Wenigstens Shia LaBeouf war ergriffen. Am Ende der Premiere von "Man Down" verbarg der Star des Films das Gesicht in den Händen. Dann hob er den Kopf und man sah ein tränennasses Gesicht in der Sala Darsena. Oder war das eine Fortsetzung der Performance, vor der Leinwand? Der Film über einen traumatisierten Afghanistan-Krieger war Action-Dutzendware mit einem – zugegeben – unerwarteten Twist. Wen das rührselige Finale im zweitgrößten Kino am Lido wirklich rührte, war kaum auszumachen: Scheinwerfer und Aufmerksamkeit waren auf den aufgelösten LaBeouf gerichtet. Das muss auch so sein, denn ohne Starpower würde ein A-Festival wie das in Venedig seine internationale Ausstrahlung verlieren.
Also: Super, dass Tilda Swinton – sie badet in der Menge wie die von ihr in "A Bigger Splash" verkörperte Rock-Diva – auf dem roten Teppich steht, in Ordnung, dass ein Filmchen wie ihrer im Wettbewerb läuft. Allerdings sind in der Löwensparte dieses Jahr arg viele "Okay"-Filme aufgestellt. Einer von den besseren darunter: "A Danish Girl" um einen transsexuellen dänischen Maler in den frühen 20ern. Es handelt sich zwar um ein Mainstream-Drama, aber das Thema ist alle Aufmerksamkeit wert. Und der Hauptdarsteller fantastisch: Eddie Redmayne – der schon als Stephen Hawking in "Die Entdeckung der Unendlichkeit" Sensation machte – schafft es, zwei Charaktere plastisch zu gestalten: Den gutsituierten Künstler Einar Wegener (der wirklich gelebt hat) und die junge Lili Elbe, die in ihm steckt und raus will aus dem lästigen Männerkörper.

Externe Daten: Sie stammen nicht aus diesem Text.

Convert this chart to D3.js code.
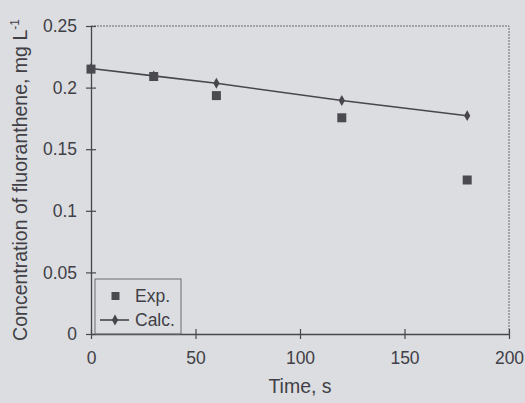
<!DOCTYPE html>
<html>
<head>
<meta charset="utf-8">
<script src="https://cdn.jsdelivr.net/npm/d3@7"></script>
<style>
  body { margin: 0; background: #dcdde1; }
  text { font-family: "Liberation Sans", Arial, sans-serif; fill: #404046; }
</style>
</head>
<body>
<script>
// data
var times   = [0, 30, 60, 120, 180];
var expVals = [0.215, 0.209, 0.1935, 0.1755, 0.125];
var calcVals = [0.2155, 0.2095, 0.2035, 0.1895, 0.1772];
var xTicks = [0, 50, 100, 150, 200];
var yTicks = [0, 0.05, 0.1, 0.15, 0.2, 0.25];
var yTickLabels = ["0", "0.05", "0.1", "0.15", "0.2", "0.25"];

var width = 525, height = 403;
var ink = "#46464c";
var tickFont = "17.5px", titleFont = "19.5px";

var svg = d3.select("body").append("svg")
    .attr("width", width)
    .attr("height", height);

svg.append("rect")
  .attr("width", width)
  .attr("height", height)
  .attr("fill", "#dcdde1");

var x = d3.scaleLinear().domain([0, 200]).range([91, 509]);
var y = d3.scaleLinear().domain([0, 0.25]).range([334, 26]);

// frame (top + right)
svg.append("path")
  .attr("d", "M" + x(0) + "," + y(0.25) + "H" + x(200) + "V" + y(0))
  .attr("fill", "none")
  .attr("stroke", "#6a6a70")
  .attr("stroke-width", 1)
  .attr("stroke-dasharray", "2,1");

// y axis
var yAxis = svg.append("g")
  .attr("transform", "translate(" + x(0) + ",0)")
  .call(d3.axisLeft(y).tickValues(yTicks).tickSize(0)
    .tickFormat(function(d, i) { return yTickLabels[i]; }));
yAxis.select(".domain").attr("stroke", ink).attr("stroke-width", 1.3);
yAxis.selectAll(".tick line").remove();
yAxis.selectAll(".tick").append("line")
  .attr("x1", -5).attr("x2", 5)
  .attr("stroke", ink).attr("stroke-width", 1.2);
yAxis.selectAll(".tick text")
  .attr("x", -14)
  .style("font-size", tickFont);

// x axis
var xAxis = svg.append("g")
  .attr("transform", "translate(0," + y(0) + ")")
  .call(d3.axisBottom(x).tickValues(xTicks).tickSize(0));
xAxis.select(".domain").attr("stroke", ink).attr("stroke-width", 1.3);
xAxis.selectAll(".tick line").remove();
xAxis.selectAll(".tick").append("line")
  .attr("y1", -5).attr("y2", 5)
  .attr("stroke", ink).attr("stroke-width", 1.2);
xAxis.selectAll(".tick text")
  .attr("y", 18)
  .style("font-size", tickFont);

// axis titles
svg.append("text")
  .attr("x", 300).attr("y", 393)
  .attr("text-anchor", "middle")
  .style("font-size", titleFont)
  .text("Time, s");

var yt = svg.append("text")
  .attr("transform", "translate(27,180) rotate(-90)")
  .attr("text-anchor", "middle")
  .style("font-size", titleFont);
yt.append("tspan").text("Concentration of fluoranthene, mg L");
yt.append("tspan").attr("dy", -8).style("font-size", "12px").text("-1");

// calc line
var line = d3.line()
  .x(function(d, i) { return x(times[i]); })
  .y(function(d) { return y(d); });

svg.append("path")
  .datum(calcVals)
  .attr("d", line)
  .attr("fill", "none")
  .attr("stroke", ink)
  .attr("stroke-width", 1.6);

svg.append("g").selectAll("path")
  .data(calcVals)
  .enter().append("path")
  .attr("d", d3.symbol(d3.symbolDiamond, 34))
  .attr("transform", function(d, i) { return "translate(" + x(times[i]) + "," + y(d) + ")"; })
  .attr("fill", ink);

// exp squares
svg.append("g").selectAll("rect")
  .data(expVals)
  .enter().append("rect")
  .attr("x", function(d, i) { return x(times[i]) - 4.5; })
  .attr("y", function(d) { return y(d) - 4.5; })
  .attr("width", 9).attr("height", 9)
  .attr("fill", "#4a4a50");

// legend
var lg = svg.append("g");
lg.append("rect")
  .attr("x", 95).attr("y", 279)
  .attr("width", 86).attr("height", 55)
  .attr("fill", "none")
  .attr("stroke", "#6a6a70")
  .attr("stroke-width", 1);
lg.append("rect")
  .attr("x", 111.5).attr("y", 292)
  .attr("width", 8).attr("height", 8)
  .attr("fill", "#4a4a50");
lg.append("text")
  .attr("x", 135).attr("y", 302)
  .style("font-size", tickFont)
  .text("Exp.");
lg.append("line")
  .attr("x1", 100).attr("x2", 129)
  .attr("y1", 320).attr("y2", 320)
  .attr("stroke", ink).attr("stroke-width", 1.6);
lg.append("path")
  .attr("d", d3.symbol(d3.symbolDiamond, 34))
  .attr("transform", "translate(115,320)")
  .attr("fill", ink);
lg.append("text")
  .attr("x", 135).attr("y", 326)
  .style("font-size", tickFont)
  .text("Calc.");
</script>
</body>
</html>
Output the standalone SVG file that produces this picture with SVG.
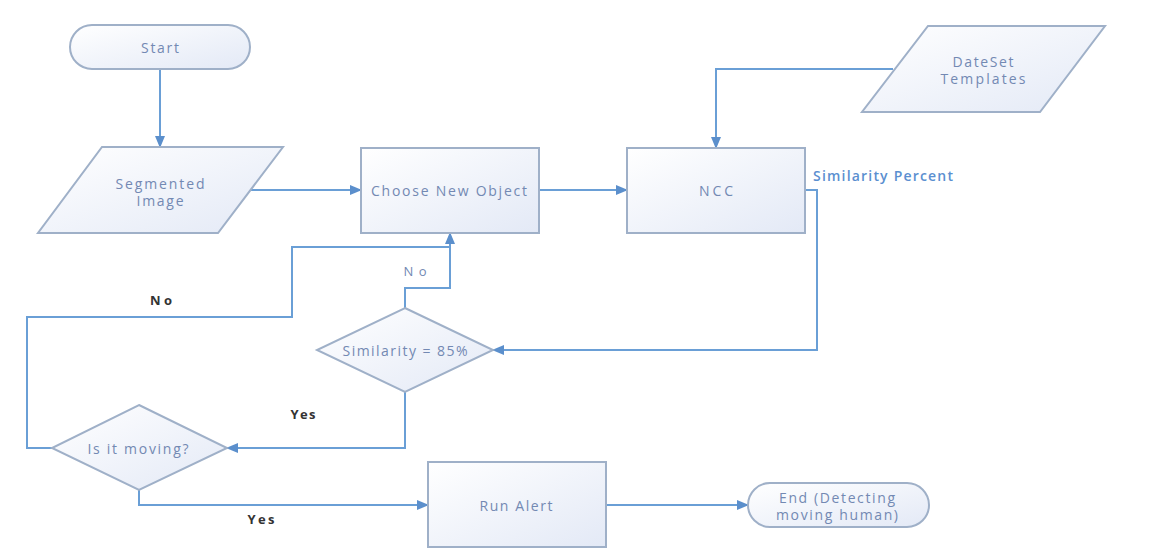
<svg xmlns="http://www.w3.org/2000/svg" width="1169" height="550" viewBox="0 0 1169 550">
<defs>
<linearGradient id="fillg" x1="0" y1="0" x2="1" y2="1">
<stop offset="0" stop-color="#ffffff"/>
<stop offset="1" stop-color="#e3e9f6"/>
</linearGradient>
<marker id="arr" markerUnits="userSpaceOnUse" markerWidth="12" markerHeight="10" refX="11" refY="5" orient="auto">
<path d="M0,0 L12,5 L0,10 Z" fill="#5b8fcc"/>
</marker>
<style>
.shape{fill:url(#fillg);stroke:#9fb0c8;stroke-width:2}
.lbl{font-family:"Open Sans","Liberation Sans",sans-serif;font-size:14px;fill:#7389b3;text-anchor:middle;dominant-baseline:central}
.blk{font-family:"Open Sans","Liberation Sans",sans-serif;font-size:13px;font-weight:bold;fill:#333333;text-anchor:middle;dominant-baseline:central}
.con{fill:none;stroke:#6a9fd6;stroke-width:2}
.arrow{marker-end:url(#arr)}
</style>
</defs>
<rect width="1169" height="550" fill="#ffffff"/>
<g id="connectors">
<path class="con arrow" d="M160,69 V147"/>
<path class="con arrow" d="M250,190 H361"/>
<path class="con arrow" d="M539,190 H627"/>
<path class="con arrow" d="M893,69 H716 V148"/>
<path class="con arrow" d="M805,190 H817 V350 H493"/>
<path class="con arrow" d="M405,308 V288 H450 V233"/>
<path class="con" d="M52,448 H27 V317 H292 V247 H450"/>
<path class="con arrow" d="M405,392 V448 H227"/>
<path class="con arrow" d="M139,490 V505 H428"/>
<path class="con arrow" d="M606,505 H748"/>
<text class="lbl" x="415" y="271" textLength="23" lengthAdjust="spacing" style="font-size:13px">No</text>
<text class="blk" x="161" y="300" textLength="22" lengthAdjust="spacing">No</text>
<text class="blk" x="303" y="414" textLength="25" lengthAdjust="spacing">Yes</text>
<text class="blk" x="261" y="519" textLength="27" lengthAdjust="spacing">Yes</text>
<text class="lbl" x="883" y="175" textLength="140" lengthAdjust="spacing" style="fill:#5b8fd0;font-weight:600">Similarity Percent</text>
</g>
<g id="start">
<rect class="shape" x="70" y="25" width="180" height="44" rx="22" ry="22"/>
<text class="lbl" x="160" y="47" textLength="38" lengthAdjust="spacing">Start</text>
</g>
<g id="segmented">
<polygon class="shape" points="102,147 283,147 218,233 38,233"/>
<text class="lbl" x="160" y="183" textLength="89" lengthAdjust="spacing">Segmented</text>
<text class="lbl" x="160" y="200" textLength="47" lengthAdjust="spacing">Image</text>
</g>
<g id="choose">
<rect class="shape" x="361" y="148" width="178" height="85"/>
<text class="lbl" x="449" y="190" textLength="156" lengthAdjust="spacing">Choose New Object</text>
</g>
<g id="ncc">
<rect class="shape" x="627" y="148" width="178" height="85"/>
<text class="lbl" x="716" y="190" textLength="34" lengthAdjust="spacing">NCC</text>
</g>
<g id="dataset">
<polygon class="shape" points="928,26 1105,26 1040,112 862,112"/>
<text class="lbl" x="983" y="61" textLength="61" lengthAdjust="spacing">DateSet</text>
<text class="lbl" x="983" y="78" textLength="85" lengthAdjust="spacing">Templates</text>
</g>
<g id="similarity">
<polygon class="shape" points="405,308 493,350 405,392 317,350"/>
<text class="lbl" x="405" y="350" textLength="125" lengthAdjust="spacing">Similarity = 85%</text>
</g>
<g id="moving">
<polygon class="shape" points="139,405 227,448 139,490 52,448"/>
<text class="lbl" x="138" y="448" textLength="101" lengthAdjust="spacing">Is it moving?</text>
</g>
<g id="runalert">
<rect class="shape" x="428" y="462" width="178" height="85"/>
<text class="lbl" x="516" y="505" textLength="73" lengthAdjust="spacing">Run Alert</text>
</g>
<g id="end">
<rect class="shape" x="748" y="483" width="181" height="44" rx="22" ry="22"/>
<text class="lbl" x="837" y="497" textLength="116" lengthAdjust="spacing">End (Detecting</text>
<text class="lbl" x="837" y="514" textLength="122" lengthAdjust="spacing">moving human)</text>
</g>
</svg>
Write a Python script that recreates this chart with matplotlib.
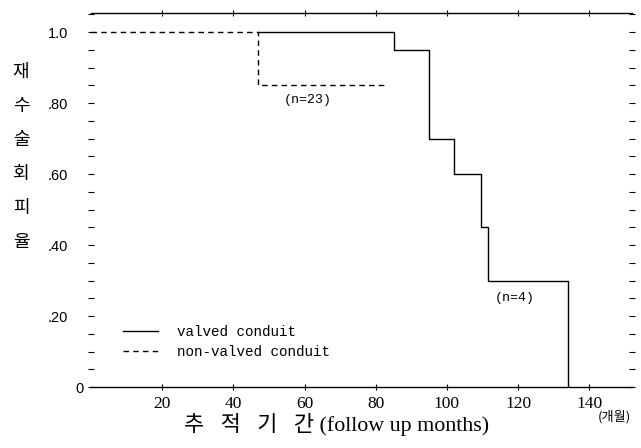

Kurzum: So ein Film musste in den Wettbewerb. Wohin eigentlich auch "The Childhood of a Leader" gehört hätte. Der Film über einen kleinen Jungen, der einmal ein gefürchteter Diktator werden wird, zählt zu den erstaunlichsten Entdeckungen der "Orrizonti"-Sektion. Sein Regisseur heißt Brady Corbet und hat selbst in Serien und Filmen mitgespielt ("Funny Games U.S", "Melancholia", "Die Wolken von Sils Maria"). Corbets Regiedebüt basiert lose auf einer Erzählung von Jean-Paul Sartre und hat das, was allen bisherigen Wettbewerbsfilmen fehlt, man könnte es "fiktionale Grauzone" nennen. Wo andere straight ihren Plot oder ihr Thema durchboxen und mehr oder weniger gelungene ästhetische Lösungen dafür finden, bleibt bei Corbet ein schöner Rest Ratlosigkeit, etwas Schwammiges, das einen fasziniert, man aber nicht ausdeuten kann.
Der Film spielt am Ende des Ersten Weltkriegs, die Familie eines amerikanischen Diplomaten lebt in Frankreich. Das "Dritte Reich" ist am Ende, der Familienvater ist am Versailler Vertrag beteiligt. Auf seltsame Weise scheint der kleine, egozentrische Sohn Deutschland zu personifizieren (und in einer fiktiven Zukunft eine Art neuer Hitler zu werden). Der Versuch des Vaters, ihn mit brutalen Erziehungsmaßnahmen in die Knie zu zwingen, scheitert. War das im Fall von Deutschland und den Siegermächten 1918 nicht ähnlich? Bérénice Bejo – die gefeierte Hauptdarstellerin von "The Artist" – brilliert als Mutter, die sich zwischen Strenge und Laissez-Faire nicht entscheiden kann. Statt beim Schlussapplaus zu heulen – offenbar Spezialität ihres Kollegen LaBoeuf – lächelt sie nur. Was für eine schöne Frau – und starke Schauspielerin!